If retailers sell their products at higher prices than those set by the government, they’ll be re-educated and fined 3 million kip (U.S.$177) to 10 million kip (U.S.$590), a trade official in the resort town of Luang Prabang said.

Or they could face jail time from six months to two years, according to the law.

“We often inspect the prices at the markets; the traders who break the order, will be charged accordingly,” the official said. “We’re doing this to prevent price gouging.” 

The prices are set based on current market rates, the official said.

“We’re realistic. We, the government, adjust prices according to the price of fuel and on exchange rates,” the official said. “We’re not controlling the price of everything, just the 23 items.”

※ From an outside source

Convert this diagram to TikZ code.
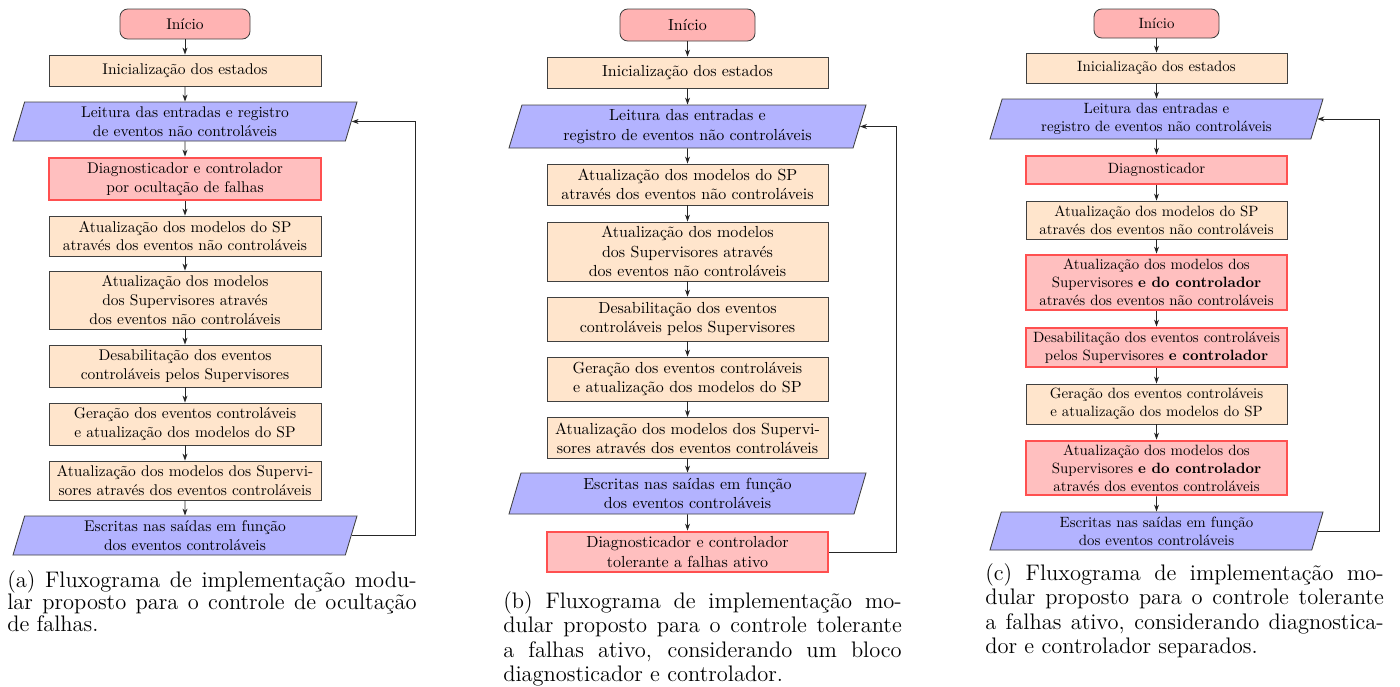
\documentclass[tikz,border=0pt]{standalone}
\usepackage{xcolor}
\usepackage{tikz}
\usetikzlibrary{shapes.geometric, arrows.meta}
\definecolor{startred}{RGB}{255,179,179}
\definecolor{procorange}{RGB}{255,229,204}
\definecolor{ioblue}{RGB}{179,179,255}
\definecolor{hotfill}{RGB}{255,191,191}
\definecolor{hotedge}{RGB}{255,80,80}
\newcommand{\pxu}{*0.645pt}

\tikzset{
  base/.style={align=center, inner sep=2pt, draw=black!75, line width=0.55pt},
  startbox/.style={base, rectangle, rounded corners=5pt, fill=startred},
  procbox/.style={base, rectangle, fill=procorange},
  iobox/.style={base, trapezium, trapezium left angle=72, trapezium right angle=108,
    trapezium stretches body, fill=ioblue},
  hotbox/.style={base, rectangle, draw=hotedge, line width=1.8pt, fill=hotfill},
  flow/.style={-{Stealth[length=4.5pt,width=3.2pt]}, black!85, line width=0.55pt},
  capnode/.style={anchor=north west, inner sep=0pt, align=left},
}

\begin{document}
\begin{tikzpicture}[x=0.645pt, y=-0.645pt]
  \useasboundingbox (0,0) rectangle (1400,686);

  % (a) ocultacao de falhas
  \begin{scope}[every node/.append style={font=\fontsize{10}{12}\selectfont},
      procbox/.append style={minimum width=272\pxu},
      hotbox/.append style={minimum width=272\pxu},
      iobox/.append style={minimum width=344\pxu}]
    \node[startbox, minimum width=130\pxu, minimum height=30\pxu] (a1) at (185,24) {Início};
    \node[procbox, minimum height=31\pxu] (a2) at (185,70.5) {Inicialização dos estados};
    \node[iobox, minimum height=39\pxu] (a3) at (185,121.5) {Leitura das entradas e registro\\de eventos não controláveis};
    \node[hotbox, minimum height=42\pxu] (a4) at (185,179) {Diagnosticador e controlador\\por ocultação de falhas};
    \node[procbox, minimum height=40\pxu] (a5) at (185,236) {Atualização dos modelos do SP\\através dos eventos não controláveis};
    \node[procbox, minimum height=58\pxu] (a6) at (185,300) {Atualização dos modelos\\dos Supervisores através\\dos eventos não controláveis};
    \node[procbox, minimum height=42\pxu] (a7) at (185,366) {Desabilitação dos eventos\\controláveis pelos Supervisores};
    \node[procbox, minimum height=42\pxu] (a8) at (185,424) {Geração dos eventos controláveis\\e atualização dos modelos do SP};
    \node[procbox, minimum height=39\pxu] (a9) at (185,480.5) {Atualização dos modelos dos Supervi-\\sores através dos eventos controláveis};
    \node[iobox, minimum height=39\pxu] (a10) at (185,535.5) {Escritas nas saídas em função\\dos eventos controláveis};
    \foreach \i [count=\j from 2] in {1,...,9}
      \draw[flow] (a\i) -- (a\j);
    \coordinate (aloop) at (415,0);
    \draw[flow] (a10.east) -- (a10.east -| aloop) |- (a3.east);
    \node[capnode, font=\fontsize{14.5}{14.2}\selectfont] (acap) at (7,570) {%
      \makebox[264pt][s]{(a) Fluxograma de implementação modu-}\\
      \makebox[264pt][s]{lar proposto para o controle de ocultação}\\
      de falhas.};
  \end{scope}

  % (b) diagnosticador e controlador num bloco
  \begin{scope}[every node/.append style={font=\fontsize{10.33}{12.4}\selectfont},
      procbox/.append style={minimum width=281\pxu},
      hotbox/.append style={minimum width=281\pxu},
      iobox/.append style={minimum width=357\pxu}]
    \node[startbox, minimum width=135\pxu, minimum height=32\pxu] (b1) at (687.5,25) {Início};
    \node[procbox, minimum height=31\pxu] (b2) at (687.5,72.5) {Inicialização dos estados};
    \node[iobox, minimum height=43\pxu] (b3) at (687.5,126.5) {Leitura das entradas e\\registro de eventos não controláveis};
    \node[procbox, minimum height=41\pxu] (b4) at (687.5,184.5) {Atualização dos modelos do SP\\através dos eventos não controláveis};
    \node[procbox, minimum height=59\pxu] (b5) at (687.5,251.5) {Atualização dos modelos\\dos Supervisores através\\dos eventos não controláveis};
    \node[procbox, minimum height=44\pxu] (b6) at (687.5,319) {Desabilitação dos eventos\\controláveis pelos Supervisores};
    \node[procbox, minimum height=44\pxu] (b7) at (687.5,379) {Geração dos eventos controláveis\\e atualização dos modelos do SP};
    \node[procbox, minimum height=41\pxu] (b8) at (687.5,438) {Atualização dos modelos dos Supervi-\\sores através dos eventos controláveis};
    \node[iobox, minimum height=41\pxu] (b9) at (687.5,493.5) {Escritas nas saídas em função\\dos eventos controláveis};
    \node[hotbox, minimum height=40\pxu] (b10) at (687.5,552) {Diagnosticador e controlador\\tolerante a falhas ativo};
    \foreach \i [count=\j from 2] in {1,...,9}
      \draw[flow] (b\i) -- (b\j);
    \coordinate (bloop) at (896,0);
    \draw[flow] (b10.east) -- (b10.east -| bloop) |- (b3.east);
    \node[capnode, font=\fontsize{14.5}{15.8}\selectfont] (bcap) at (503,591) {%
      \makebox[257pt][s]{(b) Fluxograma de implementação mo-}\\
      \makebox[257pt][s]{dular proposto para o controle tolerante}\\
      \makebox[257pt][s]{a falhas ativo, considerando um bloco}\\
      diagnosticador e controlador.};
  \end{scope}

  % (c) diagnosticador e controlador separados
  \begin{scope}[every node/.append style={font=\fontsize{9.6}{11.5}\selectfont},
      procbox/.append style={minimum width=261\pxu},
      hotbox/.append style={minimum width=261\pxu},
      iobox/.append style={minimum width=333\pxu}]
    \node[startbox, minimum width=125\pxu, minimum height=29\pxu] (c1) at (1156.5,23.5) {Início};
    \node[procbox, minimum height=30\pxu] (c2) at (1156.5,68) {Inicialização dos estados};
    \node[iobox, minimum height=40\pxu] (c3) at (1156.5,119) {Leitura das entradas e\\registro de eventos não controláveis};
    \node[hotbox, minimum height=28\pxu] (c4) at (1156.5,170) {Diagnosticador};
    \node[procbox, minimum height=38\pxu] (c5) at (1156.5,220) {Atualização dos modelos do SP\\através dos eventos não controláveis};
    \node[hotbox, minimum height=55\pxu] (c6) at (1156.5,282.5) {Atualização dos modelos dos\\Supervisores \textbf{e do controlador}\\através dos eventos não controláveis};
    \node[hotbox, minimum height=39\pxu] (c7) at (1156.5,347.5) {Desabilitação dos eventos controláveis\\pelos Supervisores \textbf{e controlador}};
    \node[procbox, minimum height=40\pxu] (c8) at (1156.5,404) {Geração dos eventos controláveis\\e atualização dos modelos do SP};
    \node[hotbox, minimum height=54\pxu] (c9) at (1156.5,468) {Atualização dos modelos dos\\Supervisores \textbf{e do controlador}\\através dos eventos controláveis};
    \node[iobox, minimum height=38\pxu] (c10) at (1156.5,531) {Escritas nas saídas em função\\dos eventos controláveis};
    \foreach \i [count=\j from 2] in {1,...,9}
      \draw[flow] (c\i) -- (c\j);
    \coordinate (cloop) at (1379,0);
    \draw[flow] (c10.east) -- (c10.east -| cloop) |- (c3.east);
    \node[capnode, font=\fontsize{14.5}{15.8}\selectfont] (ccap) at (985,563) {%
      \makebox[257pt][s]{(c) Fluxograma de implementação mo-}\\
      \makebox[257pt][s]{dular proposto para o controle tolerante}\\
      \makebox[257pt][s]{a falhas ativo, considerando diagnostica-}\\
      dor e controlador separados.};
  \end{scope}
\end{tikzpicture}
\end{document}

A list of 23 items with prices that will be controlled and fixed by the government, which also includes beef, fish, chicken, and cement, was published late last month by the Lao Ministry of Industry and Trade. 

The move was a response to rising worldwide inflation that has hit Laos especially hard. Government figures showed the rate in Laos surged 41.3% in February, despite measures like import restrictions and the closure of private money exchangers.

Soaring inflation has been driven by a depreciation in the Lao currency – the kip – and declines in foreign investment.

But one Vientiane resident was skeptical that setting prices and inspecting markets will solve the issue. Prices keep rising anyway. 

A bag of rice, for example, is now 600,000 kip (U.S.$35.38), up from 300,000 kip (U.S.$17.69) a year ago, the resident said.

“The government can’t control the prices; they keep going up,” the resident said. “The government has tried to control prices many times before. It’s never worked.”

Another Vientiane pork trader suggested that the government try to control prices at the source by getting farmers to reduce their prices.

“The authorities from the Ministry of Industry and Trade ask us why we’re selling at higher prices, I tell them to ask the farmers,” the trader said.

A Vientiane pig farm owner pointed to the cost of animal feed from Thailand, which is now twice as much as it was a year ago. Transportation costs are also high, the exchange rate with the Thai baht has become less favorable and there are taxes as well, the farm owner said.

Laos will continue to have issues with imports, an economist in the country said. Because of the mountainous terrain, there is only so much agricultural land and Laos will have to continue to bring in even basic necessities from outside the country.

“We want to produce more in this country, but we can’t,” he said.